Fractals and Allometry

 

Advisor:  Jack Heidel

 

Description:  Quantitative (or mathematical) biology made a big advance with the publication of D’Arcy Thompson’s On Growth and Form in 1917.  He provided many examples of regularity and symmetry in biology although few formulas.  After this it gradually became noticed that many processes of life can be described by allometric scaling laws of the form

 

                                                              Y=YoX^b

 

which hold true over many orders of magnitude.  Perhaps the best known of all these scaling relationships is

 

                                                              B=BoM^3/4

 

where B is the basal metabolic rate and M is the mass of a particular species (Bo is an experimentally determined constant), and the formula is presumed to hold over a huge range of species from the very large to the very small. 

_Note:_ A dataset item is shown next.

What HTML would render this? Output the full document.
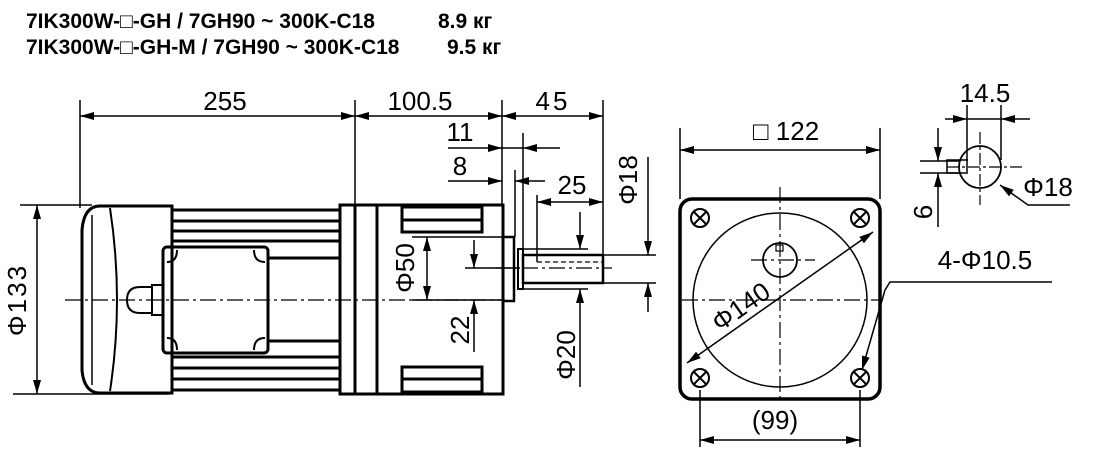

Power law relationships such as these have a simple geometrical interpretation in terms of fractals.  The purpose of this project is to investigate the several known theories for the origin of allometric relationships and explain them in terms of fractal geometry. 

 

References: 

      1.  Jayanth Banavar et al, Supply-demand balance and metabolic scaling,

            P roc Nat Acad Sci 99(2002)10506.

2. Adrian Bejan,  Shape and Structure from Engineering to Nature, Cambridge 2000.
3. James Brown and Geoffrey West,  Scaling in Biology, Oxford 2000.
4. Olaf Dreyer,  Allometric scaling and central source systems,  Phys Rev Lett 87(2001)038101.
5. D’Arcy Thompson, On Growth and Form, Cambridge 1917.
6. Geoffrey West and James Brown, Life’s universal scaling laws, Physics Today, Sept 2004, 36.
7. Tamas Vicsek,  Fluctuations and Scaling in Biology, Oxford 2001.

 

Prerequisites:  Good academic record in all math courses completed including Calc I,II and III and Differential Equations.  Take Math 3500, Introduction to Computer Assisted Research, in Spring 2005.